■ TO BE DONE ■
Give back only the lines from the one that contains "Recreate this image" through the one that contains "0.999882, 0.999984, 1.00009]", word for word and without images.

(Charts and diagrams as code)
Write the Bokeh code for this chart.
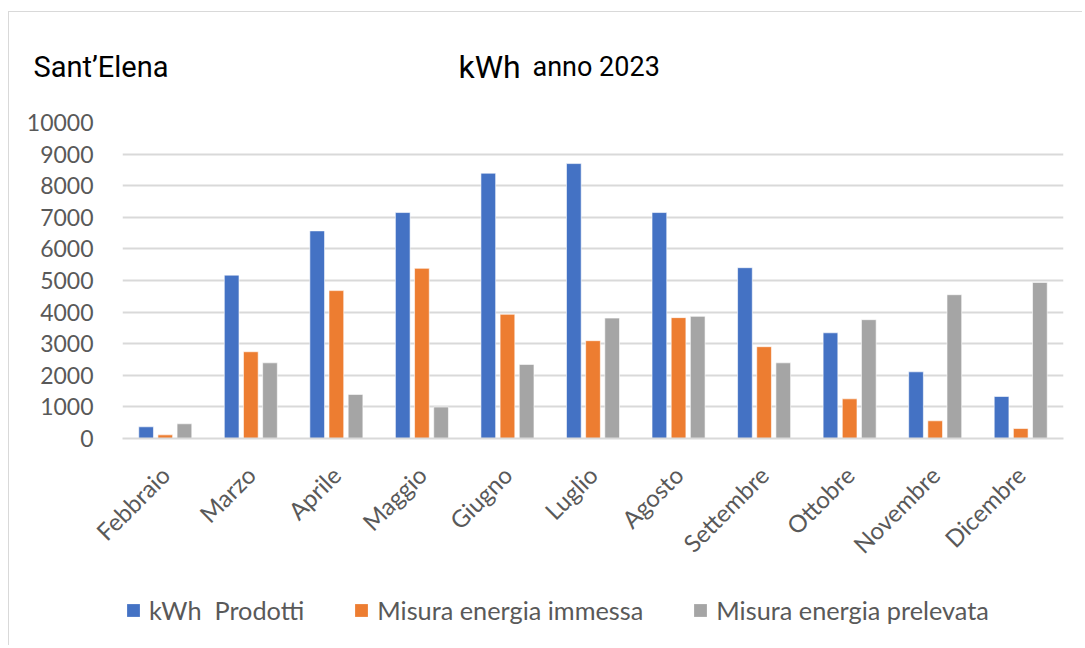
import math
from bokeh.plotting import figure
from bokeh.models import (ColumnDataSource, FactorRange, Range1d, Legend, LegendItem,
                          SingleIntervalTicker)
from bokeh.core.properties import value
from bokeh.transform import dodge
from bokeh.embed import file_html
from bokeh.resources import INLINE

months = ["Febbraio", "Marzo", "Aprile", "Maggio", "Giugno", "Luglio",
          "Agosto", "Settembre", "Ottobre", "Novembre", "Dicembre"]
prodotti = [370, 5170, 6570, 7150, 8395, 8700, 7150, 5405, 3345, 2110, 1330]
immessa = [115, 2745, 4680, 5385, 3930, 3095, 3825, 2905, 1255, 560, 315]
prelevata = [465, 2395, 1395, 995, 2345, 3810, 3865, 2395, 3760, 4550, 4940]

series_names = ["kWh  Prodotti", "Misura energia immessa", "Misura energia prelevata"]
colors = ["#4472C4", "#ED7D31", "#A5A5A5"]
title_left = "Sant’Elena"
title_unit = "kWh"
title_year = "anno 2023"

W = 1074
HEAD_H = 96
MAIN_H = 482
FOOT_H = 56
BORDER = "1px solid #d9d9d9"

# ---------- header with titles ----------
head = figure(width=W, height=HEAD_H, x_range=Range1d(0, W), y_range=Range1d(HEAD_H, 0),
              x_axis_location=None, y_axis_location=None, min_border=0,
              output_backend="svg", toolbar_location=None)
head.grid.visible = False
head.outline_line_color = None
head.styles = {"margin-left": "8px", "margin-top": "11px", "border-left": BORDER, "border-top": BORDER}
head.text(x=[24], y=[54.5], text=[title_left], text_font=value("Roboto"),
          text_font_size="29px", text_color="#000000", text_baseline="alphabetic")
head.text(x=[449], y=[54.5], text=[title_unit], text_font=value("Roboto"),
          text_font_size="32px", text_color="#000000", text_baseline="alphabetic")
head.text(x=[523], y=[54.5], text=[title_year], text_font=value("Roboto"),
          text_font_size="27px", text_color="#000000", text_baseline="alphabetic")

# ---------- main chart ----------
src = ColumnDataSource(dict(month=months, prodotti=prodotti, immessa=immessa, prelevata=prelevata))

p = figure(x_range=FactorRange(*months, range_padding=0), y_range=Range1d(0, 10000),
           width=W, height=MAIN_H, output_backend="svg", toolbar_location=None,
           min_border_left=113, min_border_top=15, min_border_right=20,
           min_border_bottom=MAIN_H - 331)
p.outline_line_color = None
p.styles = {"margin-left": "8px", "border-left": BORDER}

bw, off = 0.172, 0.224
for col, c, dx in zip(["prodotti", "immessa", "prelevata"], colors, [-off, 0.0, off]):
    p.vbar(x=dodge("month", dx, range=p.x_range), top=col, width=bw, source=src,
           fill_color=c, line_color="white", line_width=0.6)

p.yaxis.ticker = SingleIntervalTicker(interval=1000)
p.yaxis.axis_line_color = None
p.yaxis.major_tick_line_color = None
p.yaxis.minor_tick_line_color = None
p.yaxis.major_label_text_font = "Lato"
p.yaxis.major_label_text_font_size = "23px"
p.yaxis.major_label_text_color = "#595959"
p.yaxis.major_label_standoff = 23

p.xaxis.axis_line_color = "#d9d9d9"
p.xaxis.axis_line_width = 2
p.xaxis.major_tick_line_color = None
p.xaxis.minor_tick_line_color = None
p.xaxis.major_label_orientation = math.pi / 4
p.xaxis.major_label_text_font = "Lato"
p.xaxis.major_label_text_font_size = "24px"
p.xaxis.major_label_text_color = "#595959"
p.xaxis.major_label_standoff = 26

p.xgrid.grid_line_color = None
p.ygrid.grid_line_color = "#d9d9d9"
p.ygrid.grid_line_width = 2

# ---------- footer with legend ----------
foot = figure(width=W, height=FOOT_H, x_range=Range1d(0, W), y_range=Range1d(0, FOOT_H),
              x_axis_location=None, y_axis_location=None, min_border=0,
              output_backend="svg", toolbar_location=None)
foot.grid.visible = False
foot.outline_line_color = None
foot.styles = {"margin-left": "8px", "border-left": BORDER}
# legend keys: zero-height bars placed outside the visible range
keys = [foot.vbar(x=[-100], top=[0], width=1, fill_color=c, line_color=None) for c in colors]
legend = Legend(items=[LegendItem(label=n, renderers=[r]) for n, r in zip(series_names, keys)],
                location=(116, 20), orientation="horizontal", padding=0, margin=0, spacing=49,
                glyph_width=16, glyph_height=16, label_height=16, label_standoff=8,
                label_text_font="Lato", label_text_font_size="25.3px", label_text_color="#595959",
                border_line_color=None, background_fill_alpha=0)
foot.add_layout(legend, "center")

open("out.html", "w").write(file_html([head, p, foot], INLINE))
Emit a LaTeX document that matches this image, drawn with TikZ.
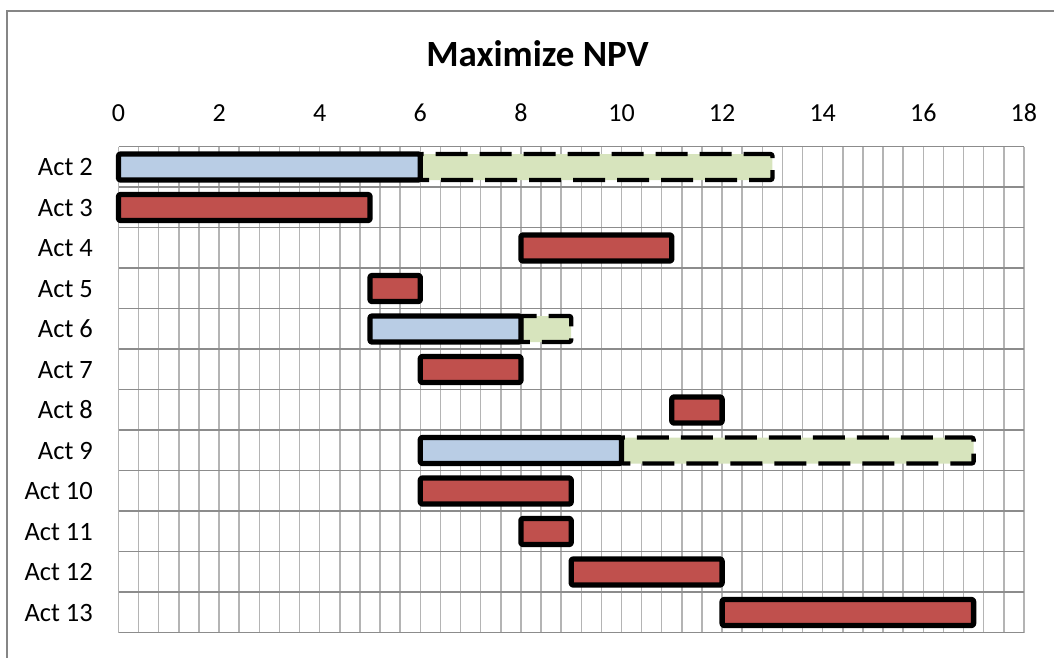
\documentclass[tikz,border=0pt]{standalone}
\usepackage{fontspec}
\setmainfont{Carlito}
\definecolor{framegray}{HTML}{868686}
\definecolor{majorgrid}{HTML}{8C8C8C}
\definecolor{minorgrid}{HTML}{B4B4B4}
\definecolor{barblue}{HTML}{B9CDE5}
\definecolor{bargreen}{HTML}{D7E4BD}
\definecolor{barred}{HTML}{C0504D}
\tikzset{
  taskbar/.style={draw=black, line width=5.3pt, rounded corners=2pt, line join=round},
  redbar/.style={taskbar, fill=barred},
  bluebar/.style={taskbar, fill=barblue},
  slackbar/.style={draw=black, fill=bargreen, line width=4.3pt, dash pattern=on 32pt off 12pt, rounded corners=2pt},
  rowlabel/.style={anchor=base east, font=\fontsize{26.5}{30}\selectfont, inner sep=0pt},
  ticklabel/.style={anchor=base, font=\fontsize{26}{30}\selectfont, inner sep=0pt},
  charttitle/.style={anchor=base, font=\fontsize{37}{42}\selectfont\bfseries, inner sep=0pt}
}
% time t -> horizontal position, row r -> centre line
\newcommand\tx[1]{118.5+50.3*(#1)}
\newcommand\ry[1]{167+40.5*(#1)}
% \gbar{style}{row}{start}{end}
\newcommand\gbar[4]{\path[#1] ({\tx{#3}},{\ry{#2}-13}) rectangle ({\tx{#4}},{\ry{#2}+13});}
\begin{document}
\begin{tikzpicture}[x=1pt,y=-1pt]
\useasboundingbox (0,0) rectangle (1054,657);
% chart frame
\draw[framegray, line width=1.5pt] (7,670) -- (7,11) -- (1070,11);
% title
\node[charttitle] (title) at (537.5,66.7) {Maximize NPV};
% minor vertical grid every 0.4
\foreach \i in {0,...,45}
  \draw[minorgrid, line width=1.5pt] ({118.5+20.12*\i},146.7) -- ({118.5+20.12*\i},632.7);
% row separators
\foreach \j in {0,...,12}
  \draw[majorgrid, line width=1.5pt] (118.5,{146.7+40.5*\j}) -- (1024,{146.7+40.5*\j});
% axis labels
\foreach \k in {0,2,...,18}
  \node[ticklabel] (tick\k) at ({\tx{\k}},121.7) {\k};
% row labels
\foreach \n [count=\r from 0] in {2,...,13}
  \node[rowlabel] (act\n) at (93,{\ry{\r}+8.7}) {Act \n};
% slack (dashed) bars
\gbar{slackbar}{0}{6}{13}
\gbar{slackbar}{4}{8}{9}
\gbar{slackbar}{7}{10}{17}
% scheduled bars
\gbar{bluebar}{0}{0}{6}
\gbar{redbar}{1}{0}{5}
\gbar{redbar}{2}{8}{11}
\gbar{redbar}{3}{5}{6}
\gbar{bluebar}{4}{5}{8}
\gbar{redbar}{5}{6}{8}
\gbar{redbar}{6}{11}{12}
\gbar{bluebar}{7}{6}{10}
\gbar{redbar}{8}{6}{9}
\gbar{redbar}{9}{8}{9}
\gbar{redbar}{10}{9}{12}
\gbar{redbar}{11}{12}{17}
\end{tikzpicture}
\end{document}
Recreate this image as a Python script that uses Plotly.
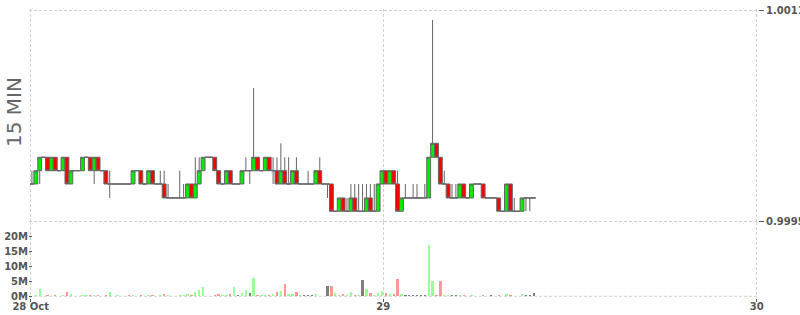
import pandas as pd
import plotly.graph_objects as go

# ---- data ----
levels = [0.999574, 0.999675, 0.999781, 0.999882, 0.999984, 1.00009]

open_lv = [2,2,3,4,4,3,4,3,3,4, 2,3,3,3,4,4,3,4,3,3, 2,2,2,2,2,2,2,3,3,2,
           2,3,2,2,2,1,1,1,1,1, 1,2,1,2,3,4,4,4,3,2, 2,3,2,2,2,3,3,3,4,3,
           3,4,3,3,2,3,2,2,3,2, 2,2,2,2,3,2,2,2,0,0, 1,0,0,1,0,0,0,1,0,0,
           2,3,2,3,2,0,1,1,1,1, 1,1,1,4,5,4,2,2,1,1, 1,2,1,1,2,2,2,1,1,1,
           1,0,0,2,0,0,0,1,1,1]
high_lv = [3,3,4,4,4,4,4,3,4,4, 3,3,3,4,4,4,4,4,3,3, 3,2,2,2,2,2,3,3,3,2,
           3,3,2,3,3,2,1,1,3,2, 2,2,4,4,4,4,4,4,3,2, 3,3,2,2,3,4,3,4,4,3,
           4,4,4,4,5,4,4,3,4,2, 2,3,2,3,4,2,2,2,0,1, 1,1,2,2,2,2,2,2,2,2,
           3,3,3,3,3,1,2,1,2,2, 1,2,4,5,5,4,3,2,2,2, 2,2,1,2,2,2,2,1,1,1,
           1,0,2,2,1,0,1,1,1,1]
low_lv = [2,2,2,4,3,3,3,3,3,2, 2,3,3,3,4,3,2,3,3,2, 1,2,2,2,2,2,2,3,2,2,
          2,2,2,2,1,1,1,1,1,1, 1,1,1,2,3,4,4,3,2,2, 2,2,2,2,2,3,2,3,3,3,
          3,3,2,2,2,2,2,2,2,2, 2,2,2,2,2,2,1,0,0,0, 0,0,0,0,0,0,0,0,0,0,
          2,2,2,2,0,0,1,1,1,1, 1,1,1,4,4,2,2,1,1,1, 1,1,1,1,2,2,1,1,1,1,
          0,0,0,0,0,0,0,0,0,1]
close_lv = [2,3,4,4,3,4,3,3,4,2, 3,3,3,4,4,3,4,3,3,2, 2,2,2,2,2,2,3,3,2,2,
            3,2,2,2,1,1,1,1,1,1, 2,1,2,3,4,4,4,3,2,2, 3,2,2,2,3,3,3,4,3,3,
            4,3,3,2,3,2,2,3,2,2, 2,2,2,3,2,2,2,0,0,1, 0,0,1,0,0,0,1,0,0,2,
            3,2,3,2,0,1,1,1,1,1, 1,1,4,5,4,2,2,1,1,1, 2,1,1,2,2,2,1,1,1,1,
            0,0,2,0,0,0,1,1,1,1]
spike_idx = [57, 103]
spike_high = [1.00051, 1.001026]

volume_m = [0.1,0.4,2.4,0.1,0.15,0.1,0.15,0.05,0.2,1.3,
            0.6,0.1,0.1,0.2,0.2,0.2,0.3,0.2,0.1,0.2,
            1.3,0.1,0.2,0.1,0.1,0.2,0.3,0.1,0.3,0.1,
            0.3,0.3,0.1,0.2,0.5,0.2,0.1,0.1,0.3,0.2,
            0.6,0.3,1.2,2.0,2.9,0.1,0.1,0.2,0.6,0.2,
            0.2,0.6,2.9,0.2,0.9,1.9,0.8,5.8,0.2,0.2,
            0.2,0.2,0.6,1.2,1.5,3.8,0.5,0.5,1.1,0.2,
            0.2,0.2,0.2,0.5,0.1,0.1,3.1,3.1,0.8,0.2,
            0.5,0.2,1.1,0.3,0.4,5.1,2.1,0.9,0.2,0.9,
            1.5,0.9,0.5,0.5,5.5,0.5,0.2,0.2,0.2,0.2,
            0.2,0.2,16.7,4.8,0.3,4.8,0.3,0.3,0.2,0.2,
            0.3,0.4,0.1,0.3,0.1,0.1,0.3,0.1,0.2,0.1,
            0.4,0.1,0.6,0.4,0.1,0.1,0.5,0.2,0.3,1.0]
volume_dir = ("n u u n d u d n u d  u n n u u d u d n d  u n u n n d u n d n  "
              "u d n u d u n n u u  u d u u u n n d d u  u d u n u u n u d u  "
              "u d u d u d u u d u  n n n u d n n d u u  d u u d u n u d u u  "
              "u d u d d u n n n n  n n u u d d u u n n  u d n u n n d n n n  "
              "d n u d n n u n n n").split()

first_candle = "2019-10-28 01:25"
x_range = ["2019-10-28 01:13:42", "2019-10-30 00:05:00"]
x_tickvals = ["2019-10-28 01:20:18", "2019-10-29 00:00", "2019-10-30 00:00"]
x_ticktext = ["28 Oct", "29", "30"]
price_ticks = [0.9995, 1.0011]
price_ticktext = ["0.9995", "1.0011"]
vol_ticks = [0, 5, 10, 15, 20]
vol_ticktext = ["0M", "5M", "10M", "15M", "20M"]

# ---- build ----
times = pd.date_range(first_candle, periods=len(open_lv), freq="15min")
o = [levels[i] for i in open_lv]
h = [levels[i] for i in high_lv]
l = [levels[i] for i in low_lv]
c = [levels[i] for i in close_lv]
for i, v in zip(spike_idx, spike_high):
    h[i] = v

dir_color = {"u": "rgba(0,255,0,0.4)", "d": "rgba(255,0,0,0.4)", "n": "rgba(0,0,0,0.5)"}
vcolors = [dir_color[d] for d in volume_dir]

GRID = "#d0d0d0"
DASH = "3px,2px"
TXT = "#555555"
tfont = dict(family="DejaVu Sans", size=10, color=TXT, weight="bold")

fig = go.Figure()
fig.add_trace(go.Candlestick(
    x=times, open=o, high=h, low=l, close=c, xaxis="x", yaxis="y",
    increasing=dict(line=dict(color="#666666", width=1), fillcolor="#00ee00"),
    decreasing=dict(line=dict(color="#666666", width=1), fillcolor="#ff0000"),
    whiskerwidth=0, showlegend=False, hoverinfo="skip"))
fig.add_trace(go.Bar(
    x=times, y=volume_m, xaxis="x", yaxis="y2", marker=dict(color=vcolors, line=dict(width=0)),
    width=9 * 60 * 1000, showlegend=False, hoverinfo="skip"))

split = 0.26125
fig.update_layout(
    template="none",
    width=800, height=315, margin=dict(l=29, r=42, t=9, b=17, autoexpand=False),
    paper_bgcolor="white", plot_bgcolor="white",
    boxgap=0, boxgroupgap=0, bargap=0,
    xaxis=dict(type="date", range=x_range, anchor="y2", tickmode="array",
               tickvals=x_tickvals, ticktext=x_ticktext, showgrid=True,
               gridcolor=GRID, griddash=DASH, gridwidth=1, ticks="outside",
               ticklen=3, tickcolor=TXT, tickfont=tfont, showline=False,
               ticklabelstandoff=-4,
               zeroline=False, automargin=False, rangeslider=dict(visible=False)),
    yaxis=dict(domain=[split, 1], range=[0.9994886, 1.0011099], side="right",
               anchor="x", tickmode="array", tickvals=price_ticks,
               ticktext=price_ticktext, showgrid=True, gridcolor=GRID,
               griddash=DASH, ticks="outside", ticklen=5, tickcolor=TXT,
               tickfont=tfont, zeroline=False, showline=False, automargin=False),
    yaxis2=dict(domain=[0, split], range=[-0.564, 24.48], side="left",
                anchor="x", tickmode="array", tickvals=vol_ticks,
                ticktext=vol_ticktext, showgrid=False, ticks="inside",
                ticklen=3, tickcolor=TXT, tickfont=tfont, zeroline=False,
                showline=False, automargin=False),
    shapes=[dict(type="line", xref="paper", x0=0, x1=1, yref="y2", y0=0, y1=0,
                 line=dict(color=GRID, width=1, dash=DASH), layer="below")],
    annotations=[dict(text="15 MIN", xref="paper", yref="paper", x=-0.0206,
                      y=0.6436, xanchor="center", yanchor="middle",
                      textangle=-90, showarrow=False,
                      font=dict(family="DejaVu Sans", size=20, color="#666666"))],
)

fig.write_html("out.html")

■ RESULT FOR THIS TASK ■
Recreate this image as a Python script that uses Plotly.
import pandas as pd
import plotly.graph_objects as go

# ---- data ----
levels = [0.999574, 0.999675, 0.999781, 0.999882, 0.999984, 1.00009]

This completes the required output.